Transforming Company Culture: From Founder-Dependent to Ownership-Driven

Transforming Company Culture: From Founder-Dependent to Ownership-Driven
When I became Head of Product & Engineering at Advision, I inherited a classic founder-dependent organization. Every decision waited for my approval. Every problem landed on my desk. The team was executing tasks without understanding why, making interface changes that had no measurable impact, and spending cycles on work that didn't move the business forward.
I was the bottleneck, and worse — I had trained everyone to depend on me.
This is the story of how I systematically transformed that culture over six months, from a company built on founder energy to one where leaders owned their domains and drove meaningful results.
TLDR; Key Takeaways for Leaders
Start with clarity about what you want. You can't build a culture without knowing exactly what traits and behaviors you value. My four filters became non-negotiable standards.
Hire for ownership, not just skills. Technical competence without ownership creates smart followers, not leaders. Use interviews to test for real ownership thinking.
Create systems that force accountability. Weekly goals, OKRs, and strategy proposals aren't bureaucracy — they're frameworks that enable autonomous decision-making.

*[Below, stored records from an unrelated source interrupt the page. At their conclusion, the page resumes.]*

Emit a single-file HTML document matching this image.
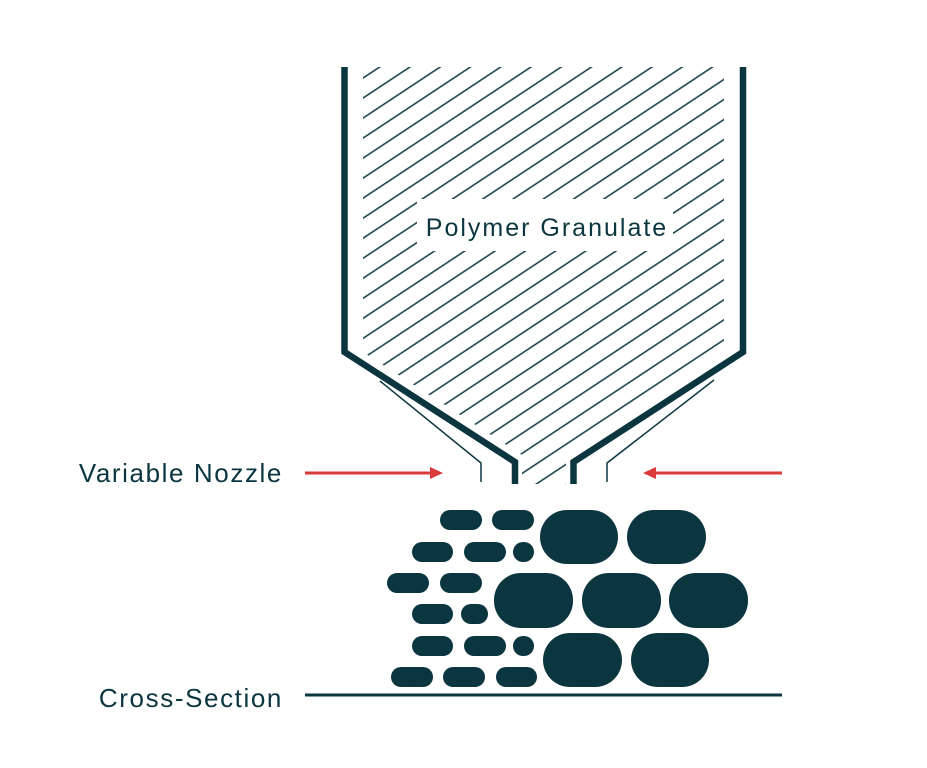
<!DOCTYPE html>
<html><head><meta charset="utf-8"><style>
html,body{margin:0;padding:0;background:#fff;}
svg{display:block;}
text{font-family:"Liberation Sans","DejaVu Sans",sans-serif;fill:#0b3640;}
</style></head><body>
<svg width="927" height="768" viewBox="0 0 927 768" xmlns="http://www.w3.org/2000/svg">
<defs>
<pattern id="h" patternUnits="userSpaceOnUse" width="60" height="16.7" patternTransform="translate(363,278.3) rotate(-33.5)">
<line x1="0" y1="0" x2="60" y2="0" stroke="#0b3640" stroke-width="1.5"/>
<line x1="0" y1="16.7" x2="60" y2="16.7" stroke="#0b3640" stroke-width="1.5"/>
</pattern>
<clipPath id="c"><polygon points="363,67 724,67 724,352 566,452 566,484 522,484 522,455 363,352"/></clipPath>
</defs>
<rect width="927" height="768" fill="#fff"/>
<g clip-path="url(#c)"><rect x="340" y="60" width="420" height="430" fill="url(#h)"/></g>
<rect x="417" y="199" width="256" height="52" fill="#fff"/>
<text x="547" y="236" font-size="25" text-anchor="middle" letter-spacing="2">Polymer Granulate</text>
<polyline points="344.5,67 344.5,352 515,462 515,484" fill="none" stroke="#0b3640" stroke-width="6.5"/>
<polyline points="743,67 743,352 573.5,462 573.5,484" fill="none" stroke="#0b3640" stroke-width="6.5"/>
<polyline points="380,381 481,463 481,482" fill="none" stroke="#0b3640" stroke-width="1.5"/>
<polyline points="714,380 607,463 607,482" fill="none" stroke="#0b3640" stroke-width="1.5"/>
<line x1="305" y1="473" x2="432" y2="473" stroke="#d93a3a" stroke-width="3"/>
<polygon points="443,473 430,467 430,479" fill="#d93a3a"/>
<line x1="782" y1="473" x2="654" y2="473" stroke="#d93a3a" stroke-width="3"/>
<polygon points="643,473 656,467 656,479" fill="#d93a3a"/>
<text x="283" y="482" font-size="26" text-anchor="end" letter-spacing="1.6">Variable Nozzle</text>
<text x="283" y="707" font-size="26" text-anchor="end" letter-spacing="1.6">Cross-Section</text>
<line x1="305" y1="695" x2="782" y2="695" stroke="#0b3640" stroke-width="3"/>
<g fill="#0b3640">
<rect x="440" y="510" width="42" height="20" rx="10"/>
<rect x="492" y="510" width="42" height="20" rx="10"/>
<rect x="540" y="510" width="78" height="54" rx="27"/>
<rect x="627" y="510" width="79" height="54" rx="27"/>
<rect x="412" y="542" width="41" height="20" rx="10"/>
<rect x="464" y="542" width="42" height="20" rx="10"/>
<rect x="513" y="542" width="21" height="20" rx="10"/>
<rect x="387" y="573" width="42" height="20" rx="10"/>
<rect x="440" y="573" width="42" height="20" rx="10"/>
<rect x="494" y="573" width="79" height="55" rx="27"/>
<rect x="582" y="573" width="79" height="55" rx="27"/>
<rect x="669" y="573" width="79" height="55" rx="27"/>
<rect x="412" y="604" width="41" height="20" rx="10"/>
<rect x="461" y="604" width="27" height="20" rx="10"/>
<rect x="412" y="636" width="41" height="20" rx="10"/>
<rect x="464" y="636" width="42" height="20" rx="10"/>
<rect x="513" y="636" width="21" height="20" rx="10"/>
<rect x="543" y="633" width="79" height="54" rx="27"/>
<rect x="631" y="633" width="78" height="54" rx="27"/>
<rect x="391" y="667" width="42" height="20" rx="10"/>
<rect x="443" y="667" width="42" height="20" rx="10"/>
<rect x="496" y="667" width="41" height="20" rx="10"/>
</g>
</svg>
</body></html>
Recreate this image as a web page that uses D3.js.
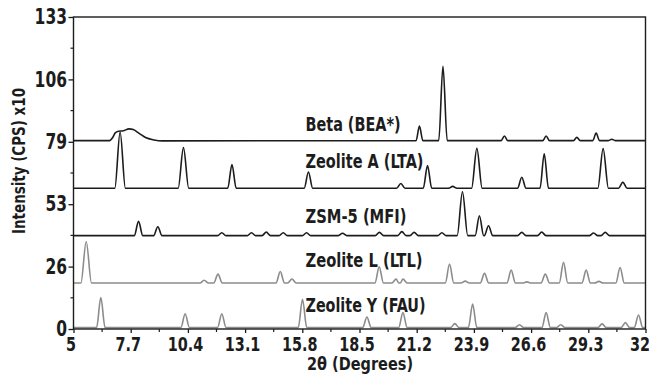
<!DOCTYPE html>
<html><head><meta charset="utf-8">
<script src="https://cdn.jsdelivr.net/npm/d3@7"></script>
<style>
html,body{margin:0;padding:0;background:#fff;}
svg text{font-family:"Liberation Sans Narrow","DejaVu Sans Condensed","Arial Narrow",sans-serif;font-weight:bold;}
</style></head>
<body><svg id="c" width="649" height="375"></svg>
<script>
// ---- data ----
const xTicks = [5, 7.7, 10.4, 13.1, 15.8, 18.5, 21.2, 23.9, 26.6, 29.3, 32];
const xTickLabels = ["5","7.7","10.4","13.1","15.8","18.5","21.2","23.9","26.6","29.3","32"];
const yTicks = [0, 26.6, 53.2, 79.8, 106.4, 133];
const yTickLabels = ["0","26","53","79","106","133"];
const seriesNames = ["Beta (BEA*)","Zeolite A (LTA)","ZSM-5 (MFI)","Zeolite L (LTL)","Zeolite Y (FAU)"];
const baselines = [80.3, 60.0, 39.8, 19.6, 0.6];
const halfWidths = [0.16, 0.2, 0.2, 0.2, 0.2];
// peaks: [2theta, intensity]
const betaPeaks = [[21.33,86.5],[22.44,112],[25.34,82.3],[27.31,82.3],[28.76,81.7],[29.67,83.5],[30.41,80.9]];
const betaHump = [[6.7,80.3],[6.85,81.6],[6.97,83.6],[7.12,84.3],[7.35,84.5],[7.62,85.3],[7.82,85.0],[8.1,83.4],[8.4,81.6],[8.8,80.6],[9.2,80.2]];
const ltaPeaks = [[7.2,84],[10.19,77.3],[12.48,70.1],[16.09,66.9],[20.45,62],[21.71,69.7],[22.9,60.8],[24.04,77],[26.16,64.7],[27.22,74.7],[30.0,76.9],[30.93,62.6]];
const mfiPeaks = [[8.07,45.9],[8.98,43.6],[12.0,41],[13.4,41],[14.1,41.3],[14.9,41],[16.0,41],[17.7,40.8],[19.44,41.2],[20.5,41.5],[21.08,41.2],[22.39,41],[23.36,58.5],[24.16,48.3],[24.59,44],[26.16,41.2],[27.1,41.3],[29.55,40.9],[30.1,41.2]];
const ltlPeaks = [[5.6,37.3],[11.17,20.8],[11.82,23.4],[14.76,24.5],[15.31,21.3],[19.43,26.5],[20.23,21.3],[20.55,21.3],[22.75,27.7],[23.49,20.4],[24.4,23.7],[25.66,25.1],[26.4,20.1],[27.27,23.4],[28.13,28.4],[29.2,25.1],[29.8,20.3],[30.8,26.2]];
const fauPeaks = [[6.29,13.4],[10.27,6.5],[12.0,6.5],[15.81,12.7],[18.85,5.1],[20.55,7],[23.0,2.3],[23.84,10.6],[26.05,1.8],[27.31,7],[28.0,1.8],[29.95,2.2],[31.05,2.7],[31.67,6]];
const peakLists = [betaPeaks, ltaPeaks, mfiPeaks, ltlPeaks, fauPeaks];
const extraPoints = [betaHump, [], [], [], []];
const colors = ["#1c1c1c","#1c1c1c","#1c1c1c","#8c8c8c","#8c8c8c"];

// ---- layout ----
const L = 73.5, R = 645.5, T = 17, B = 329;
const svg = d3.select("#c");
const x = d3.scaleLinear().domain([5, 32]).range([L, R]);
const y = d3.scaleLinear().domain([0, 133]).range([B, T]);

function buildPoints(i){
  const b = baselines[i], hw = halfWidths[i];
  let pts = [[5, b], [32, b]];
  extraPoints[i].forEach(p => pts.push(p));
  peakLists[i].forEach(([p, h]) => {
    const w = hw * (h - b > 15 ? 1.25 : 1);
    pts.push([p - w, b], [p, h], [p + w, b]);
  });
  pts.sort((a, c) => a[0] - c[0]);
  return pts.filter(p => p[0] >= 5 && p[0] <= 32);
}

const line = d3.line().x(d => x(d[0])).y(d => y(d[1])).curve(d3.curveMonotoneX);

[4,3,2,1,0].forEach(i => {
  svg.append("path").datum(buildPoints(i))
    .attr("d", line).attr("fill","none")
    .attr("stroke", colors[i]).attr("stroke-width", 1.6)
    .attr("stroke-linejoin","round");
});

// frame
svg.append("rect").attr("x", L).attr("y", T).attr("width", R - L).attr("height", B - T)
  .attr("fill","none").attr("stroke","#1c1c1c").attr("stroke-width",1.4);

// x axis
const xAxis = d3.axisBottom(x).tickValues(xTicks).tickSize(4).tickFormat((d,i)=>xTickLabels[i]);
const gx = svg.append("g").attr("transform",`translate(0,${B})`).call(xAxis);
gx.select(".domain").remove();
gx.selectAll("line").attr("stroke","#1c1c1c").attr("stroke-width",1.3);
gx.selectAll("text").attr("font-size",20).attr("fill","#1c1c1c")
  .attr("y", 7).attr("dy","0.75em")
  .attr("transform",(d,i)=>`translate(${i === xTicks.length-1 ? -6 : -3},0) scale(0.8,1)`);
const xMinor = xTicks.slice(0,-1).map((d,i)=> (d + xTicks[i+1]) / 2);
svg.append("g").selectAll("line").data(xMinor).join("line")
  .attr("x1", d=>x(d)).attr("x2", d=>x(d)).attr("y1", B).attr("y2", B+3)
  .attr("stroke","#1c1c1c").attr("stroke-width",1.2);

// y axis
const yAxis = d3.axisLeft(y).tickValues(yTicks).tickSize(5).tickFormat((d,i)=>yTickLabels[i]);
const gy = svg.append("g").attr("transform",`translate(${L},0)`).call(yAxis);
gy.select(".domain").remove();
gy.selectAll("line").attr("stroke","#1c1c1c").attr("stroke-width",1.3);
gy.selectAll("text").attr("font-size",21).attr("fill","#1c1c1c")
  .attr("x", -8).attr("transform","scale(0.82,1)");
const yMinor = yTicks.slice(0,-1).map((d,i)=> (d + yTicks[i+1]) / 2);
svg.append("g").selectAll("line").data(yMinor).join("line")
  .attr("x1", L-3).attr("x2", L).attr("y1", d=>y(d)).attr("y2", d=>y(d))
  .attr("stroke","#1c1c1c").attr("stroke-width",1.2);

// axis titles
svg.append("text").attr("transform",`translate(25,161) rotate(-90)`)
  .attr("text-anchor","middle").attr("font-size",18).attr("fill","#1c1c1c")
  .attr("textLength",146).attr("lengthAdjust","spacingAndGlyphs")
  .text("Intensity (CPS) x10");
svg.append("text").attr("x", 360).attr("y", 370).attr("text-anchor","middle")
  .attr("font-size",17.5).attr("fill","#1c1c1c")
  .attr("textLength",106).attr("lengthAdjust","spacingAndGlyphs")
  .text("2θ (Degrees)");

// series labels
const labelY = [130.5, 168, 223, 266.5, 311.5];
const labelW = [95, 118, 101, 117, 120];
seriesNames.forEach((n,i)=>{
  svg.append("text").attr("x", 305.5).attr("y", labelY[i]).attr("font-size",20)
    .attr("fill","#1c1c1c")
    .attr("textLength",labelW[i]).attr("lengthAdjust","spacingAndGlyphs")
    .text(n);
});
</script></body></html>
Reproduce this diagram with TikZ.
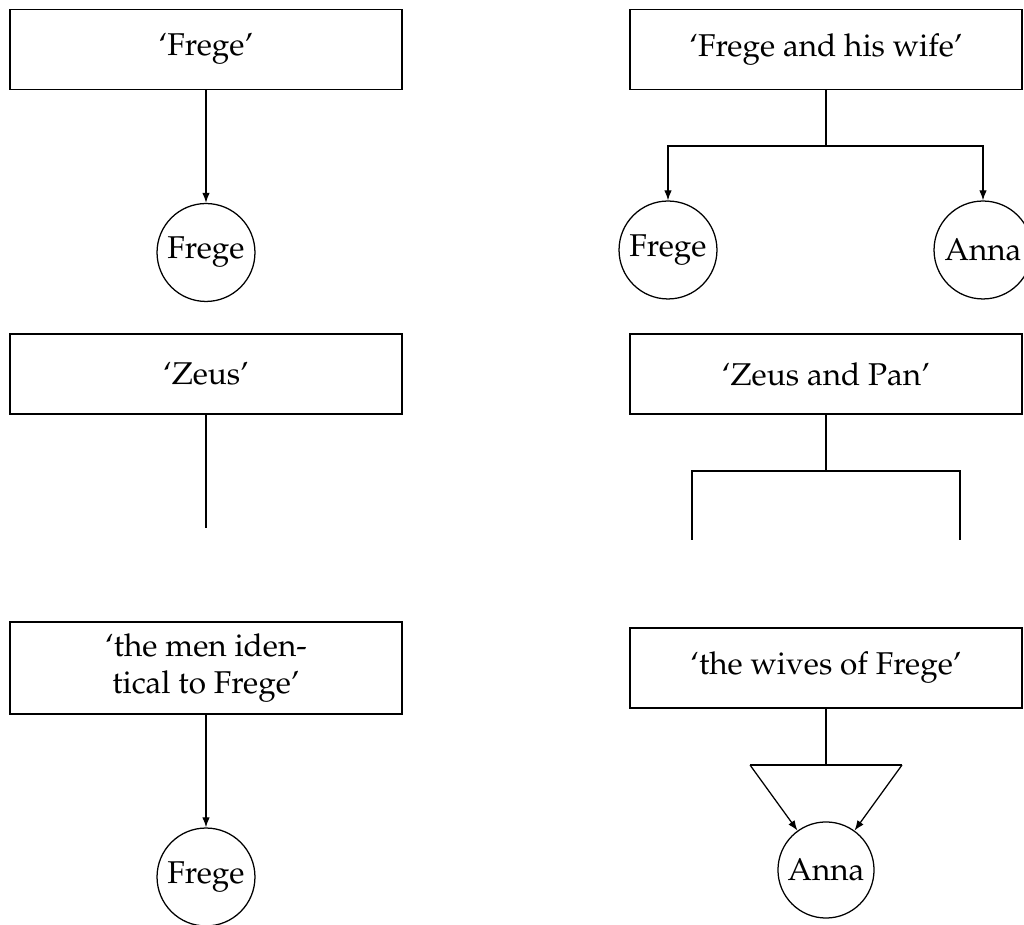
\documentclass[tikz,border=0pt]{standalone}
\usepackage[T1]{fontenc}
\usepackage{mathpazo}
\usetikzlibrary{arrows.meta}

\tikzset{
  term/.style={draw, line width=0.4pt, minimum width=124.5pt, minimum height=25.4pt,
    inner sep=0pt, align=center, font=\fontsize{10}{12}\selectfont},
  termtall/.style={term, minimum height=29.2pt},
  obj/.style={draw, circle, line width=0.4pt, minimum size=31.1pt, inner sep=0pt,
    font=\fontsize{10}{12}\selectfont},
  link/.style={line width=0.4pt},
  refer/.style={link, -{Latex[length=3.2pt, width=2.4pt]}},
}

\begin{document}
\begin{tikzpicture}[x=0.3175pt, y=-0.3175pt]
  \useasboundingbox (0,0) rectangle (1024,925);
  \clip (0,0) rectangle (1024,925);

  % singular term with a referent
  \node[term] (frege) at (206,49.25) {`Frege'};
  \node[obj] (fregeA) at (206,252.5) {Frege};
  \draw[refer] (frege.south) -- (fregeA);

  % plural term with two referents
  \node[term] (couple) at (826,49.25) {`Frege and his wife'};
  \node[obj] (fregeB) at (668,250) {Frege};
  \node[obj] (anna) at (983,250) {Anna};
  \coordinate (coupleJ) at (826,146);
  \draw[link] (couple.south) -- (coupleJ);
  \draw[refer] (coupleJ) -| (fregeB);
  \draw[refer] (coupleJ) -| (anna);

  % empty singular term
  \node[term] (zeus) at (206,374) {`Zeus'};
  \coordinate (zeusEnd) at (206,528);
  \draw[link] (zeus.south) -- (zeusEnd);

  % empty plural term
  \node[term] (zeuspan) at (826,374) {`Zeus and Pan'};
  \coordinate (zpJ) at (826,471);
  \coordinate (zpL) at (692,471);
  \coordinate (zpR) at (960,471);
  \coordinate (zpLend) at (692,540);
  \coordinate (zpRend) at (960,540);
  \draw[link] (zeuspan.south) -- (zpJ);
  \draw[link] (zpLend) -- (zpL) -- (zpR) -- (zpRend);

  % plural description with one referent
  \node[termtall] (ident) at (206,668) {`the men iden-\\tical to Frege'};
  \node[obj] (fregeC) at (206,877) {Frege};
  \draw[refer] (ident.south) -- (fregeC);

  % plural description, funnel onto a single referent
  \node[term] (wives) at (826,668) {`the wives of Frege'};
  \node[obj, minimum size=30.5pt] (annaB) at (826,870) {Anna};
  \coordinate (wivesJ) at (826,765);
  \coordinate (funL) at (750,765);
  \coordinate (funR) at (902,765);
  \draw[link] (wives.south) -- (wivesJ);
  \draw[link] (funL) -- (funR);
  \draw[refer] (funL) -- (annaB);
  \draw[refer] (funR) -- (annaB);
\end{tikzpicture}
\end{document}
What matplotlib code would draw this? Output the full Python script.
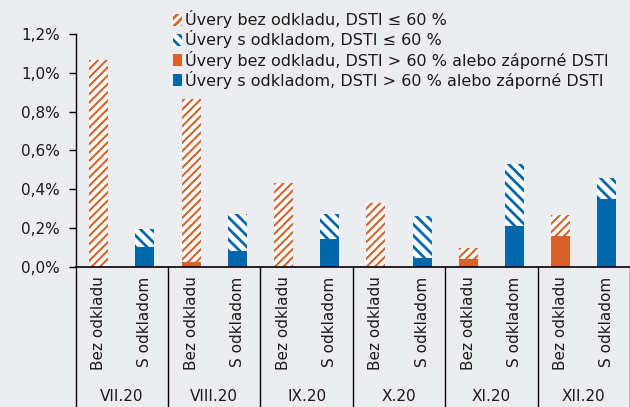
import numpy as np
import matplotlib
matplotlib.use('Agg')
from matplotlib import pyplot as plt
from matplotlib.patches import Patch

# Data (in %)
months = ['VII.20', 'VIII.20', 'IX.20', 'X.20', 'XI.20', 'XII.20']
sub_labels = ['Bez odkladu', 'S odkladom']
# totals of bars
bez_total = [1.065, 0.865, 0.43, 0.33, 0.10, 0.27]
s_total = [0.195, 0.275, 0.275, 0.262, 0.53, 0.46]
# solid part (DSTI > 60 % or negative)
bez_high = [0.0, 0.027, 0.0, 0.0, 0.04, 0.16]
s_high = [0.105, 0.082, 0.143, 0.045, 0.21, 0.35]

legend_labels = ['Úvery bez odkladu, DSTI ≤ 60 %',
                 'Úvery s odkladom, DSTI ≤ 60 %',
                 'Úvery bez odkladu, DSTI > 60 % alebo záporné DSTI',
                 'Úvery s odkladom, DSTI > 60 % alebo záporné DSTI']

orange = '#D9622B'
blue = '#0067AD'
bg = '#ECEDF0'
txt = '#1a1a1a'
fs = 11

plt.rcParams['font.family'] = 'DejaVu Sans'


def hatch_lw(artists, lw):
    # per-artist hatch width where supported
    for a in artists:
        if hasattr(a, 'set_hatch_linewidth'):
            a.set_hatch_linewidth(lw)


fig = plt.figure(figsize=(6.3, 4.07), dpi=100, facecolor=bg)
ax = fig.add_axes([0.12, 0.344, 0.88, 0.5725], facecolor=bg)

n = len(months)
x_bez = np.arange(n) * 2
x_s = x_bez + 1
w = 0.41

bez_low = np.array(bez_total) - np.array(bez_high)
s_low = np.array(s_total) - np.array(s_high)

ax.bar(x_bez, bez_high, w, color=orange, linewidth=0)
plt.rcParams['hatch.linewidth'] = 1.5
b1 = ax.bar(x_bez, bez_low, w, bottom=bez_high, facecolor='white', edgecolor=orange,
            hatch='////', linewidth=0)
hatch_lw(b1, 1.5)
ax.bar(x_s, s_high, w, color=blue, linewidth=0)
plt.rcParams['hatch.linewidth'] = 2.0
b2 = ax.bar(x_s, s_low, w, bottom=s_high, facecolor='white', edgecolor=blue,
            hatch='\\\\\\', linewidth=0)
hatch_lw(b2, 2.0)

ax.set_xlim(-0.5, 2 * n - 0.5)
ax.set_ylim(0, 1.2)
yt = np.arange(0, 1.21, 0.2)
ax.set_yticks(yt)
ax.set_yticklabels([f'{v:.1f}%'.replace('.', ',') for v in yt], fontsize=fs, color=txt)
ax.tick_params(axis='y', length=5, width=1, direction='out', pad=6.5)
ax.set_xticks([])
for s in ['top', 'right']:
    ax.spines[s].set_visible(False)
ax.spines['left'].set_linewidth(1)
ax.spines['bottom'].set_linewidth(1.2)

# category labels below the axis
trans = ax.get_xaxis_transform()
for i in range(n):
    ax.text(x_bez[i], -0.04, sub_labels[0], rotation=90, ha='center', va='top',
            fontsize=fs, transform=trans, color=txt)
    ax.text(x_s[i], -0.04, sub_labels[1], rotation=90, ha='center', va='top',
            fontsize=fs, transform=trans, color=txt)
    ax.text(x_bez[i] + 0.5, -0.555, months[i], ha='center', va='center',
            fontsize=fs, transform=trans, color=txt)
for b in np.arange(n + 1) * 2 - 0.5:
    ax.plot([b, b], [0, -0.62], color='black', lw=1, transform=trans, clip_on=False)

plt.rcParams['hatch.linewidth'] = 1.5
h1 = Patch(facecolor='white', edgecolor=orange, hatch='////', linewidth=0)
plt.rcParams['hatch.linewidth'] = 2.0
h2 = Patch(facecolor='white', edgecolor=blue, hatch='\\\\\\', linewidth=0)
handles = [h1, h2, Patch(facecolor=orange, linewidth=0), Patch(facecolor=blue, linewidth=0)]
fig.legend(handles, legend_labels, loc='upper left', bbox_to_anchor=(0.259, 0.998),
           frameon=False, fontsize=11.5, handlelength=0.55, handleheight=0.8,
           handletextpad=0.2, labelspacing=0.13, borderaxespad=0.2, labelcolor=txt)

fig.savefig('out.png', dpi=100, facecolor=bg)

Make it their idea. People can only be truly accountable for strategies they develop. Give them frameworks, but let them own the thinking.
Measure what matters. You can't have accountability without visibility into results. Build dashboards that show real business impact.
The most important lesson? Transforming culture isn't about changing people — it's about hiring the right people and creating systems that enable them to take ownership. When you get that right, the culture transforms itself.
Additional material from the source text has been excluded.